Inhibition of K+ channels in glomus cells underlies excitation of the carotid body by hypoxia. It has recently been proposed that hypoxic inhibition involves either activation of AMP activated protein kinase (AMPK) or inhibition of carbon monoxide (CO) production by heme oxygenase 2 (HO-2). In the vasculature, L-type Ca2+ channels are also O-2 sensitive. Here, we have investigated the possible involvement of either AMPK or CO in the hypoxic inhibition of L-type Ca2+ channels. Using whole-cell patch clamp recordings from HEK293 cells stably expressing the human cardiac alpha(1C) Ca2+ channel subunit, we found that pre-treatment of cells with AICAR (to activate AMPK) was without effect on Ca2+ currents. CO, applied via the donor molecule CORM-2 caused reversible, voltage-independent Ca2+ channel inhibition of up to ca. 50%, whereas its inactive form (iCORM) was without significant effect. Effects of CO were prevented by the antioxidant MnTMPyP, but not by inhibition of NADPH oxidase (with either apocynin or diphenyleneiodonium), or xanthine oxidase (with allopurinol).

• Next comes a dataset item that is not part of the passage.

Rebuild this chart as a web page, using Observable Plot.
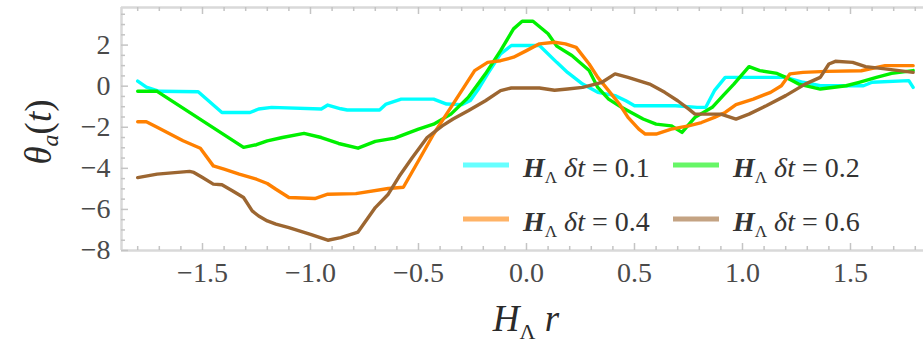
<!DOCTYPE html>
<html><head><meta charset="utf-8">
<script src="https://cdn.jsdelivr.net/npm/d3@7"></script>
<script src="https://cdn.jsdelivr.net/npm/@observablehq/plot@0.6"></script>
<style>body{margin:0;background:#fff} svg{display:block}</style>
</head><body><div id="chart"></div>
<script>
// ---- data ----
const seriesLabels = ["0.1", "0.2", "0.4", "0.6"];
const seriesColors = ["#00ffff", "#00f000", "#ff8000", "#9c6631"];

const cyan = [[-1.80,0.25],[-1.76,-0.05],[-1.70,-0.25],[-1.52,-0.27],[-1.41,-1.28],[-1.28,-1.28],[-1.24,-1.11],
  [-1.18,-1.03],[-0.95,-1.11],[-0.92,-0.92],[-0.86,-1.10],[-0.83,-1.16],[-0.68,-1.16],[-0.65,-0.87],[-0.58,-0.63],
  [-0.43,-0.63],[-0.37,-0.87],[-0.30,-0.90],[-0.26,-0.70],[-0.22,-0.10],[-0.18,0.60],[-0.12,1.57],[-0.07,1.98],
  [0.06,1.98],[0.14,1.16],[0.19,0.67],[0.26,0.10],[0.33,-0.30],[0.41,-0.46],[0.46,-0.71],[0.50,-0.95],[0.69,-0.95],
  [0.79,-1.03],[0.83,-1.03],[0.87,-0.22],[0.92,0.43],[1.20,0.43],[1.28,0.19],[1.36,0.02],[1.56,0.02],[1.60,0.19],
  [1.77,0.27],[1.79,-0.06]];
const green = [[-1.80,-0.25],[-1.71,-0.25],[-1.31,-2.98],[-1.25,-2.85],[-1.20,-2.66],[-1.13,-2.50],[-1.03,-2.30],
  [-0.95,-2.50],[-0.87,-2.79],[-0.78,-3.02],[-0.70,-2.69],[-0.61,-2.53],[-0.54,-2.25],[-0.50,-2.09],[-0.43,-1.85],
  [-0.35,-1.36],[-0.27,-0.55],[-0.19,0.60],[-0.12,1.73],[-0.06,2.79],[-0.02,3.16],[0.03,3.16],[0.10,2.55],[0.14,1.95],
  [0.21,1.49],[0.29,0.76],[0.33,-0.06],[0.38,-0.63],[0.44,-1.03],[0.54,-1.60],[0.60,-1.85],[0.67,-1.93],[0.72,-2.25],
  [0.78,-1.52],[0.86,-1.03],[0.91,-0.46],[0.96,0.10],[1.03,0.95],[1.08,0.76],[1.16,0.62],[1.20,0.43],[1.26,0.10],
  [1.36,-0.14],[1.48,0.02],[1.54,0.19],[1.62,0.43],[1.69,0.62],[1.79,0.76]];
const orange = [[-1.80,-1.73],[-1.76,-1.73],[-1.71,-2.00],[-1.59,-2.66],[-1.51,-3.02],[-1.45,-3.88],[-1.40,-4.04],
  [-1.33,-4.28],[-1.25,-4.53],[-1.20,-4.74],[-1.16,-5.02],[-1.10,-5.42],[-0.98,-5.47],[-0.92,-5.26],[-0.79,-5.23],
  [-0.64,-4.98],[-0.57,-4.92],[-0.50,-3.63],[-0.43,-2.33],[-0.35,-1.03],[-0.29,-0.06],[-0.24,0.76],[-0.18,1.16],
  [-0.12,1.24],[-0.06,1.41],[0.00,1.73],[0.06,2.06],[0.13,2.14],[0.18,2.06],[0.23,1.89],[0.29,1.08],[0.33,0.43],
  [0.38,-0.22],[0.43,-0.87],[0.47,-1.52],[0.52,-2.09],[0.55,-2.33],[0.60,-2.33],[0.67,-2.09],[0.75,-1.93],[0.81,-1.77],
  [0.87,-1.52],[0.92,-1.28],[0.97,-0.90],[1.05,-0.63],[1.13,-0.30],[1.18,0.02],[1.22,0.60],[1.28,0.67],[1.39,0.72],
  [1.55,0.75],[1.66,1.00],[1.79,1.00]];
const brown = [[-1.80,-4.45],[-1.71,-4.28],[-1.56,-4.15],[-1.54,-4.20],[-1.50,-4.45],[-1.45,-4.77],[-1.41,-4.80],
  [-1.36,-5.10],[-1.31,-5.42],[-1.27,-6.07],[-1.24,-6.32],[-1.20,-6.56],[-1.16,-6.72],[-1.10,-6.89],[-1.00,-7.21],
  [-0.92,-7.50],[-0.86,-7.37],[-0.78,-7.10],[-0.70,-5.91],[-0.64,-5.26],[-0.59,-4.40],[-0.53,-3.50],[-0.46,-2.50],
  [-0.39,-1.93],[-0.34,-1.60],[-0.27,-1.20],[-0.19,-0.71],[-0.12,-0.22],[-0.07,-0.09],[0.06,-0.09],[0.13,-0.20],
  [0.19,-0.14],[0.26,-0.06],[0.35,0.19],[0.41,0.60],[0.47,0.43],[0.57,0.10],[0.64,-0.30],[0.70,-0.71],[0.75,-1.11],
  [0.78,-1.36],[0.90,-1.36],[0.97,-1.60],[1.03,-1.36],[1.11,-0.95],[1.20,-0.46],[1.29,0.10],[1.36,0.43],[1.40,1.08],
  [1.43,1.21],[1.51,1.16],[1.57,0.95],[1.66,0.84],[1.79,0.67]];
const seriesData = [cyan, green, orange, brown];

// ticks
const xMajor = [-1.5, -1.0, -0.5, 0.0, 0.5, 1.0, 1.5];
const xMinor = [-1.8,-1.7,-1.6,-1.4,-1.3,-1.2,-1.1,-0.9,-0.8,-0.7,-0.6,-0.4,-0.3,-0.2,-0.1,
                0.1,0.2,0.3,0.4,0.6,0.7,0.8,0.9,1.1,1.2,1.3,1.4,1.6,1.7,1.8];
const yMajor = [-8, -6, -4, -2, 0, 2];
const yMinor = [-7.5,-7,-6.5,-5.5,-5,-4.5,-3.5,-3,-2.5,-1.5,-1,-0.5,0.5,1,1.5,2.5,3,3.5];
const xDomain = [-1.875, 1.838];
const yDomain = [-8, 3.83];

const frameColor = "#d9d9d9";
const tickColor = "#c4c4c4";
const serif = "\"Liberation Serif\", \"Times New Roman\", Times, serif";

const lineMarks = seriesData.map((s, i) =>
  Plot.line(s, {x: d => d[0], y: d => d[1], stroke: seriesColors[i], strokeWidth: 3.4, strokeLinejoin: "round"}));

const chart = Plot.plot({
  width: 923, height: 348,
  marginLeft: 121, marginRight: 0, marginTop: 7, marginBottom: 98,
  style: {fontFamily: serif, fontSize: "28px", color: "#4a4a4a", background: "#fff"},
  x: {domain: xDomain, label: null},
  y: {domain: yDomain, label: null},
  marks: [
    // frame
    Plot.ruleY([yDomain[0], yDomain[1]], {stroke: frameColor, strokeWidth: 2.5}),
    Plot.ruleX([xDomain[0]], {stroke: frameColor, strokeWidth: 2.5}),
    // inward ticks bottom
    Plot.ruleX(xMajor, {y1: yDomain[0], y2: yDomain[0], insetTop: -7, stroke: tickColor, strokeWidth: 1.5}),
    Plot.ruleX(xMinor, {y1: yDomain[0], y2: yDomain[0], insetTop: -4, stroke: tickColor, strokeWidth: 1.5}),
    // inward ticks top
    Plot.ruleX(xMajor, {y1: yDomain[1], y2: yDomain[1], insetBottom: -7, stroke: tickColor, strokeWidth: 1.5}),
    Plot.ruleX(xMinor, {y1: yDomain[1], y2: yDomain[1], insetBottom: -4, stroke: tickColor, strokeWidth: 1.5}),
    // inward ticks left
    Plot.ruleY(yMajor, {x1: xDomain[0], x2: xDomain[0], insetRight: -7, stroke: tickColor, strokeWidth: 1.5}),
    Plot.ruleY(yMinor, {x1: xDomain[0], x2: xDomain[0], insetRight: -4, stroke: tickColor, strokeWidth: 1.5}),
    // tick labels
    Plot.axisX(xMajor, {tickSize: 0, tickPadding: 12, tickFormat: d3.format(".1f"), label: null, fontFamily: serif}),
    Plot.axisY(yMajor, {tickSize: 0, tickPadding: 11, tickFormat: d3.format("d"), label: null, fontFamily: serif}),
    ...lineMarks
  ]
});
document.getElementById("chart").appendChild(chart);

// ---- titles and legend (rich text) ----
const svg = d3.select(chart);

// y title
const yt = svg.append("text")
  .attr("transform", "translate(51,132) rotate(-90)")
  .attr("text-anchor", "middle").attr("font-family", serif).attr("font-size", 37).attr("fill", "#2a2a2a");
yt.append("tspan").attr("font-style", "italic").text("θ");
yt.append("tspan").attr("font-style", "italic").attr("font-size", 24).attr("dy", 7).text("a");
yt.append("tspan").attr("dy", -7).text("(");
yt.append("tspan").attr("font-style", "italic").text("t");
yt.append("tspan").text(")");

// x title
const xt = svg.append("text")
  .attr("x", 526).attr("y", 331)
  .attr("text-anchor", "middle").attr("font-family", serif).attr("font-size", 37).attr("fill", "#2a2a2a");
xt.append("tspan").attr("font-style", "italic").text("H");
xt.append("tspan").attr("font-size", 22).attr("dy", 8).text("Λ");
xt.append("tspan").attr("dy", -8).attr("font-style", "italic").text(" r");

// legend
const legendPos = [[463, 165], [673, 165], [463, 219], [673, 219]];
seriesLabels.forEach((lab, i) => {
  const [lx, ly] = legendPos[i];
  const g = svg.append("g");
  g.append("line").attr("x1", lx).attr("x2", lx + 46).attr("y1", ly).attr("y2", ly)
    .attr("stroke", seriesColors[i]).attr("stroke-width", 5).attr("stroke-opacity", 0.6);
  const t = g.append("text").attr("x", lx + 60).attr("y", ly + 12).attr("text-anchor", "start")
    .attr("font-family", serif).attr("font-size", 28).attr("fill", "#333");
  t.append("tspan").attr("font-style", "italic").attr("font-weight", "bold").text("H");
  t.append("tspan").attr("font-size", 17).attr("dy", 6).text("Λ");
  t.append("tspan").attr("dy", -6).text(" ");
  t.append("tspan").attr("font-style", "italic").text("δt");
  t.append("tspan").text(" = " + lab);
});
</script>
</body></html>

Instead, inhibitors of complex III of the mitochondrial electron transport chain and a mitochondrial-targeted antioxidant (Mito Q), prevented the effects of CO. Our data suggest that hypoxic inhibition of L-type Ca2+ channels does not involve AMPK or CO. However, the known cardio-protective effects of HO-1 could arise from an inhibitory action of CO on L-type Ca2+ channels.